Police have called her actions “selfish, childish, ridiculous and unnecessary” while the Premier has threatened those that choose to dodge lockdown will face similar penalties.
Her reaction caused widespread anger in the community and across the country as a wave of new cases sweep the east coast of Australia.
Legal expert Justin Quill told Today “frustrating was understatement” over Ms Black’s actions.
Meanwhile, Premier Daniel Andrews unleashed on Thursday.
“There’s a well-publicised case of a person who thought they’d put themselves on social media and brag about having gone through a police checkpoint,” Premier Andrews said.
“They have now been found. I don’t believe they received an on-the-spot fine. That is the low-level fine. I think they will be charged on summons.
“That will be a matter for others. I do not determine those matters but there is the on the spot A$1652 ($1780) fine and if you go through a court process it is much closer to A$10,000 ($10,780) so it is a pretty significant penalty.”
In a statement, Victoria Police said Ms Black, from Warrandyte, had been arrested on Princes St in the inner city Melbourne suburb of Carlton. Members from Dandenong’s frontline tactical unit arrested Ms Black.
“She was asked to provide her name and address which she refused to do.
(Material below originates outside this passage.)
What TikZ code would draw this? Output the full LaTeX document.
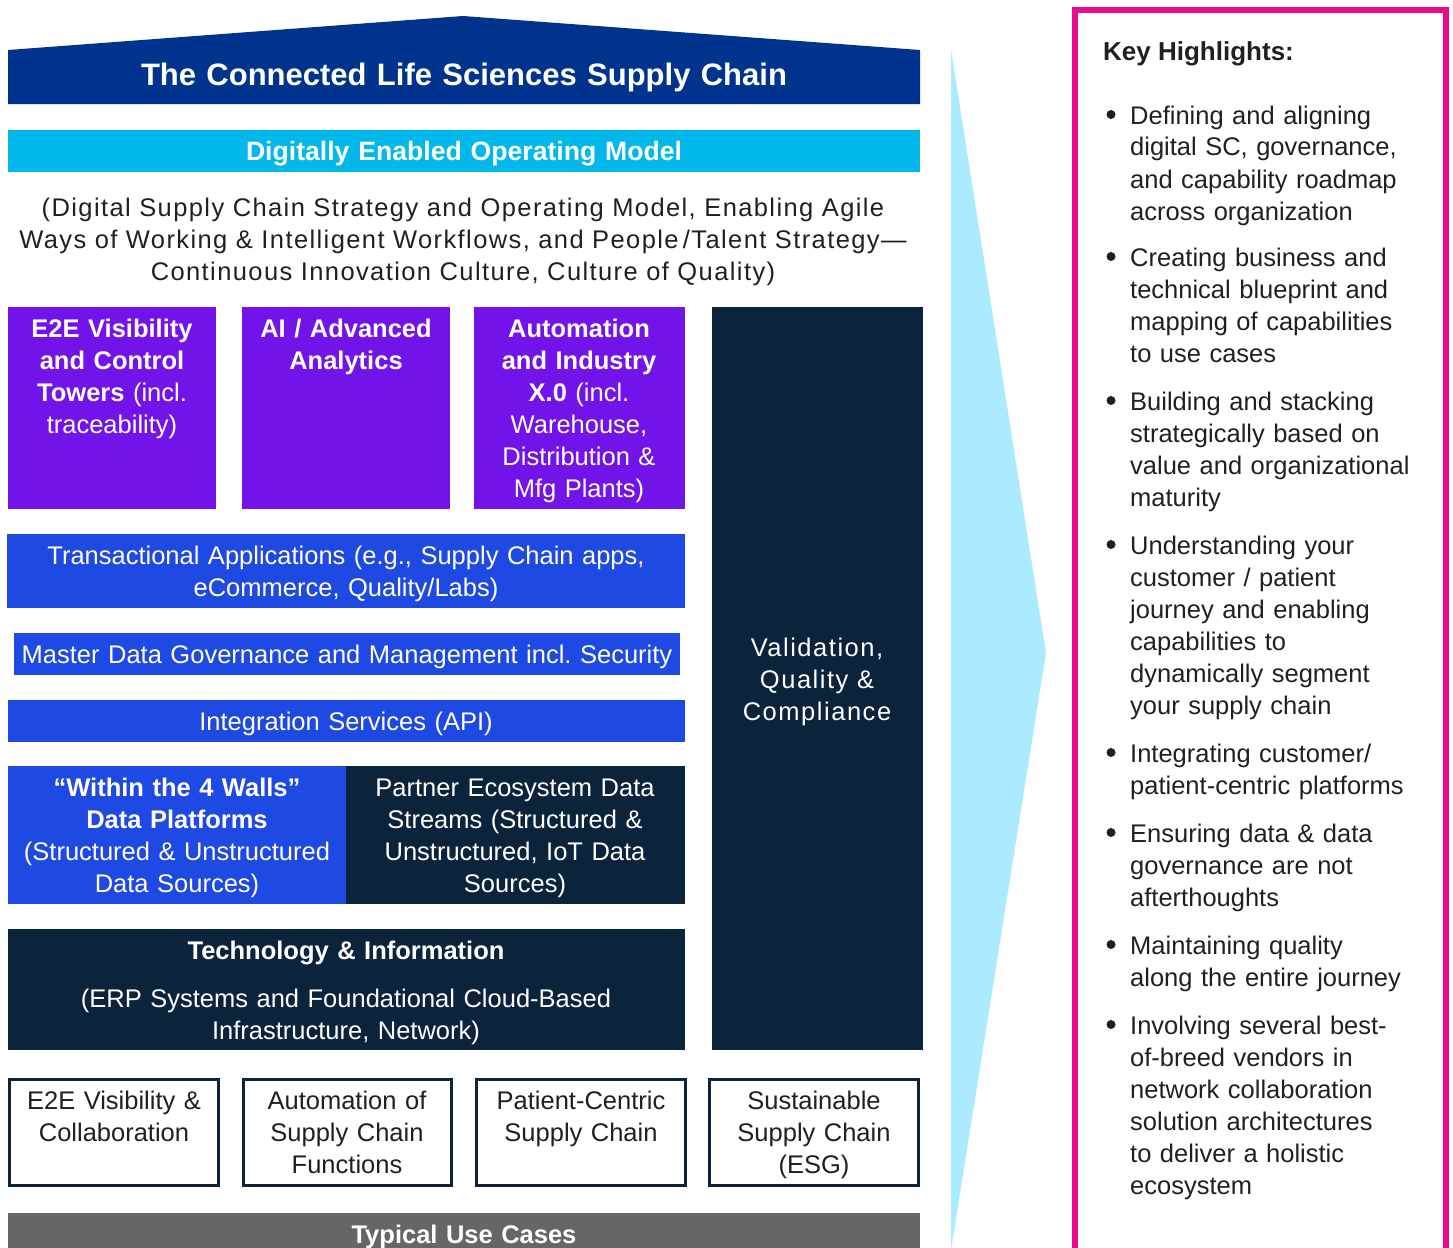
\documentclass[tikz,border=0pt]{standalone}
\usepackage{fontspec}
\setmainfont{Liberation Sans}
\newfontfamily\widefont[LetterSpace=5.5]{Liberation Sans}
\newfontfamily\widerfont[LetterSpace=6]{Liberation Sans}
\definecolor{cnavy}{HTML}{00338D}
\definecolor{csky}{HTML}{00B8EA}
\definecolor{cpurple}{HTML}{7213EA}
\definecolor{ccobalt}{HTML}{1E49E2}
\definecolor{cink}{HTML}{0C233C}
\definecolor{cslate}{HTML}{666666}
\definecolor{cpale}{HTML}{ACEAFF}
\definecolor{cpink}{HTML}{EA0A8C}
\definecolor{ctext}{HTML}{231F20}

% one bullet of the highlights list: name, first baseline, lines
\newcommand{\hlitem}[3]{%
  \node[hldot] (#1-dot) at (1111,{#2-9.5}) {};
  \node[hltext] (#1) at (1130,#2) {#3};}

\begin{document}
\begin{tikzpicture}[x=1pt,y=-1pt,
  bodyfont/.style={font=\fontsize{25.5}{32}\selectfont},
  lbl/.style={bodyfont, inner sep=0, anchor=base, align=center, text width=#1},
  lbl/.default=420,
  wlbl/.style={lbl=#1, text=white},
  wlbl/.default=420,
  hltext/.style={bodyfont, inner sep=0, anchor=base west, align=left, text width=330, text=ctext},
  hldot/.style={circle, fill=ctext, inner sep=0, minimum size=9},
  usebox/.style={draw=cink, line width=3, fill=white},
]
\useasboundingbox (0,0) rectangle (1453,1247);
\clip (0,0) rectangle (1453,1247);

% roof with the title
\fill[cnavy] (8,50) -- (463,16) -- (920,50) -- (920,104) -- (8,104) -- cycle;
\node[wlbl=900, font=\fontsize{31}{36}\selectfont\bfseries] (title) at (464,85)
  {The Connected Life Sciences Supply Chain};

% operating model band
\fill[csky] (8,130) rectangle (920,172);
\node[wlbl=900, font=\fontsize{26.6}{32}\selectfont\bfseries] (opmodel) at (464,160)
  {Digitally Enabled Operating Model};
\node[lbl=1000, text=ctext, font=\fontsize{25.5}{32}\widefont] (opdesc) at (463,216)
  {(Digital Supply Chain Strategy and Operating Model, Enabling Agile\\
   Ways of Working \& Intelligent Workflows, and People\,/Talent Strategy—\\
   Continuous Innovation Culture, Culture of Quality)};

% capability pillars
\fill[cpurple] (8,307) rectangle (216,509);
\fill[cpurple] (242,307) rectangle (450,509);
\fill[cpurple] (474,307) rectangle (685,509);
\node[wlbl] (vis) at (112,337)
  {\textbf{E2E Visibility}\\\textbf{and Control}\\\textbf{Towers} (incl.\\traceability)};
\node[wlbl] (ai) at (346,337)
  {\textbf{AI / Advanced}\\\textbf{Analytics}};
\node[wlbl] (auto) at (579,337)
  {\textbf{Automation}\\\textbf{and Industry}\\\textbf{X.0} (incl.\\Warehouse,\\Distribution \&\\Mfg Plants)};

% validation column
\fill[cink] (712,307) rectangle (923,1050);
\node[wlbl, font=\fontsize{25.5}{32}\widerfont] (valid) at (817,656)
  {Validation,\\Quality \&\\Compliance};

% application and data layers
\fill[ccobalt] (7,534) rectangle (685,608);
\node[wlbl=700] (trans) at (346,564)
  {Transactional Applications (e.g., Supply Chain apps,\\eCommerce, Quality/Labs)};
\fill[ccobalt] (14,633) rectangle (680,675);
\node[wlbl=700] (mdm) at (347,663) {Master Data Governance and Management incl.\ Security};
\fill[ccobalt] (8,700) rectangle (685,742);
\node[wlbl=700] (integ) at (346,730) {Integration Services (API)};

\fill[ccobalt] (8,766) rectangle (346,904);
\fill[cink] (346,766) rectangle (685,904);
\node[wlbl] (walls) at (177,796)
  {\textbf{“Within the 4 Walls”}\\\textbf{Data Platforms}\\(Structured \& Unstructured\\Data Sources)};
\node[wlbl] (partner) at (515,796)
  {Partner Ecosystem Data\\Streams (Structured \&\\Unstructured, IoT Data\\Sources)};

\fill[cink] (8,929) rectangle (685,1050);
\node[wlbl=700] (techhead) at (346,959) {\textbf{Technology \& Information}};
\node[wlbl=700] (techbody) at (346,1007)
  {(ERP Systems and Foundational Cloud-Based\\Infrastructure, Network)};

% typical use cases
\draw[usebox] (9.5,1079.5) rectangle (218.5,1185.5);
\draw[usebox] (243.5,1079.5) rectangle (451.5,1185.5);
\draw[usebox] (476.5,1079.5) rectangle (685.5,1185.5);
\draw[usebox] (709.5,1079.5) rectangle (918.5,1185.5);
\node[lbl, text=ctext] (uc1) at (114,1109) {E2E Visibility \&\\Collaboration};
\node[lbl, text=ctext] (uc2) at (347,1109) {Automation of\\Supply Chain\\Functions};
\node[lbl, text=ctext] (uc3) at (581,1109) {Patient-Centric\\Supply Chain};
\node[lbl, text=ctext] (uc4) at (814,1109) {Sustainable\\Supply Chain\\(ESG)};
\fill[cslate] (8,1213) rectangle (920,1270);
\node[wlbl=900, font=\fontsize{25.5}{32}\selectfont\bfseries] (usecases) at (464,1243)
  {Typical Use Cases};

% pointer towards the highlights
\fill[cpale] (951,50) -- (1046,653) -- (951,1250) -- cycle;

% highlights panel
\draw[cpink, line width=5.5] (1075,10) rectangle (1446,1300);
\node[inner sep=0, anchor=base west, text=ctext, font=\fontsize{26}{32}\selectfont\bfseries]
  (hlhead) at (1103,60) {Key Highlights:};
\hlitem{h1}{124}{Defining and aligning\\digital SC, governance,\\and capability roadmap\\across organization}
\hlitem{h2}{266}{Creating business and\\technical blueprint and\\mapping of capabilities\\to use cases}
\hlitem{h3}{410}{Building and stacking\\strategically based on\\value and organizational\\maturity}
\hlitem{h4}{554}{Understanding your\\customer / patient\\journey and enabling\\capabilities to\\dynamically segment\\your supply chain}
\hlitem{h5}{762}{Integrating customer/\\patient-centric platforms}
\hlitem{h6}{842}{Ensuring data \& data\\governance are not\\afterthoughts}
\hlitem{h7}{954}{Maintaining quality\\along the entire journey}
\hlitem{h8}{1034}{Involving several best-\\of-breed vendors in\\network collaboration\\solution architectures\\to deliver a holistic\\ecosystem}
\end{tikzpicture}
\end{document}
Police then directed her to produce her driver’s licence and explain her reason for travel, which she also refused to comply with,” police said.
“This led to police arresting her. During the arrest, police were forced to break the woman’s car window as she refused to speak to them, wind down her window, or step out of the vehicle.”
The 28-year-old has been released pending summons for traffic-related offences, failing to produce a license, failing to produce name and address, and breaches of the Chief Health Officer’s directives.
Victoria Police had been looking for Ms Black since she laughed at officers while passing through a checkpoint in Bunyip on July 23.
Last week, Ms Black said she had no regrets about her public stunt, posting a message on her Facebook page saying “I regret nothing. I’m just tired of the abuse and threats. Wake up, sleeper”, with the emoji of a sheep.
She also posted a quote purportedly from Melbourne Supreme Court Justice Stephen Kaye saying “it is an ancient principle of the common law that a person under arrest has no obligation to stop for police or answer their questions.
“Why give these people any more airtime?” Mr Andrews said.
“I’m not really interested in wasting any of our time, or using these examples of appalling behaviour, to detract from the vast majority of Victorians who are doing the right thing.
“They’re the ones we should be celebrating. The case I referred to very briefly a moment ago – the person who went through the checkpoint – police have found her and she will be appropriately dealt with.”
Ms Black’s video is one of a number circulating showing Melburnians subject to a stage 3 lockdown flouting the rules, with the encouragement and support of a conspiracy group.
Ms Black engaged in a short debate with one of her followers who asked “what about if they committed an offence”.
She replied: “An offence is usually considered such through legislation. Technically, you must consent to legislation. However, even still, they cannot arrest you for an offence such as speeding etc.”
“What she did was incredibly selfish and by posting it on social media she was encouraging others to do the same,” Victorian Police Minister Lisa Neville said.